### Your goal
Search the listing below for the word "chart" and copy each line that holds it.
-- Start Source data --
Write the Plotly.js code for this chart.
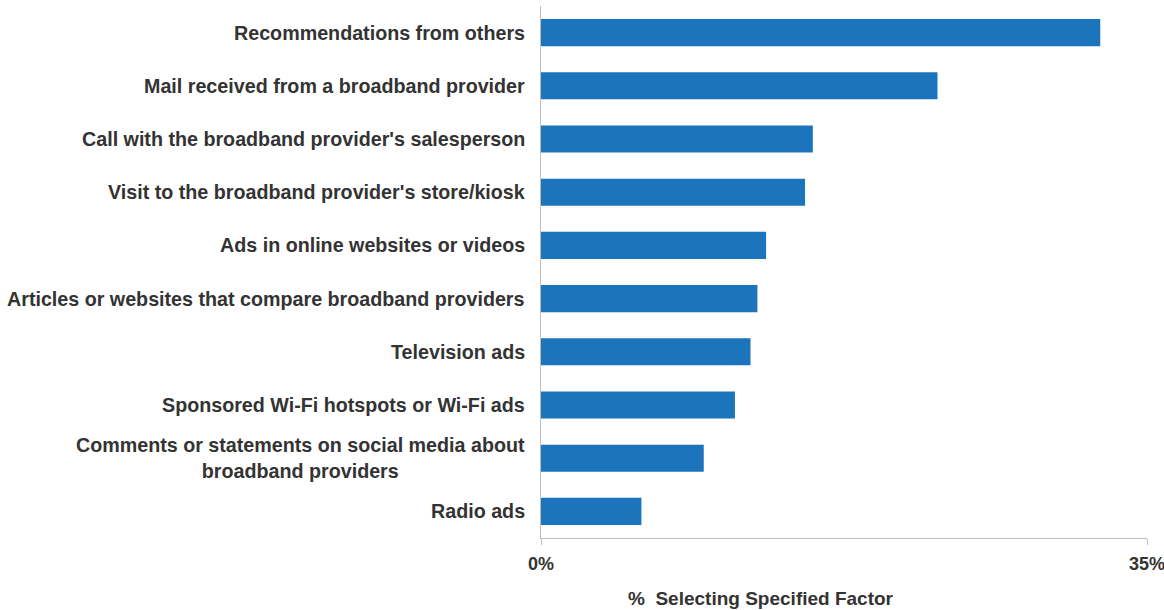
<!DOCTYPE html>
<html>
<head>
<meta charset="utf-8">
<script src="https://cdn.plot.ly/plotly-3.0.1.min.js"></script>
<style>html,body{margin:0;padding:0;background:#fff;}#chart{width:1164px;height:610px;}</style>
</head>
<body>
<div id="chart"></div>
<script>
const categories = [
  "Recommendations from others",
  "Mail received from a broadband provider",
  "Call with the broadband provider's salesperson",
  "Visit to the broadband provider's store/kiosk",
  "Ads in online websites or videos",
  "Articles or websites that compare broadband providers",
  "Television ads",
  "Sponsored Wi-Fi hotspots or Wi-Fi ads",
  "Comments or statements on social media about<br>broadband providers",
  "Radio ads"
];
const values = [32.3, 22.9, 15.7, 15.25, 13.0, 12.5, 12.1, 11.2, 9.4, 5.8];
const xTickVals = [0, 35];
const xTickText = ["0%", "35%"];
const xTitle = "%\u00a0 Selecting Specified Factor";

const font = "Liberation Sans, Arial, sans-serif";
const textColor = "#333333";

const trace = {
  type: "bar",
  orientation: "h",
  x: values,
  y: categories,
  marker: {color: "#1c75bc"},
  width: 0.51,
  hoverinfo: "x+y"
};

const annotations = categories.map(c => ({
  text: "<b>" + c + "</b>",
  xref: "paper", x: 0, xanchor: "right", xshift: -14,
  yref: "y", y: c, yanchor: "middle",
  align: "center", showarrow: false,
  font: {family: font, size: 19.7, color: textColor}
}));
annotations.push({
  text: "<b>" + xTitle + "</b>",
  xref: "paper", x: (761 - 541) / 606, xanchor: "center",
  yref: "paper", y: 0, yanchor: "middle", yshift: -60,
  showarrow: false,
  font: {family: font, size: 19, color: textColor}
});

const layout = {
  width: 1164, height: 610,
  margin: {l: 541, r: 17, t: 6, b: 72},
  paper_bgcolor: "#fff", plot_bgcolor: "#fff",
  showlegend: false,
  font: {family: font, color: textColor},
  xaxis: {
    range: [0, 35],
    tickvals: xTickVals, ticktext: xTickText,
    ticks: "outside", ticklen: 6, tickcolor: "#bfbfbf", tickwidth: 1,
    ticklabelstandoff: 3, ticklabeloverflow: "allow",
    showline: true, linecolor: "#bfbfbf", linewidth: 1,
    showgrid: false, zeroline: false,
    tickfont: {family: font, size: 18, color: textColor, weight: "bold"},
    fixedrange: true
  },
  yaxis: {
    categoryorder: "array", categoryarray: categories.slice().reverse(),
    showticklabels: false, ticks: "",
    showline: true, linecolor: "#bfbfbf", linewidth: 1,
    showgrid: false, zeroline: false,
    fixedrange: true
  },
  annotations: annotations
};

Plotly.newPlot("chart", [trace], layout, {displayModeBar: false, staticPlot: true});
</script>
</body>
</html>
-- End Source data --
### Exercise answer
Write the Plotly.js code for this chart.
<style>html,body{margin:0;padding:0;background:#fff;}#chart{width:1164px;height:610px;}</style>
<div id="chart"></div>
Plotly.newPlot("chart", [trace], layout, {displayModeBar: false, staticPlot: true});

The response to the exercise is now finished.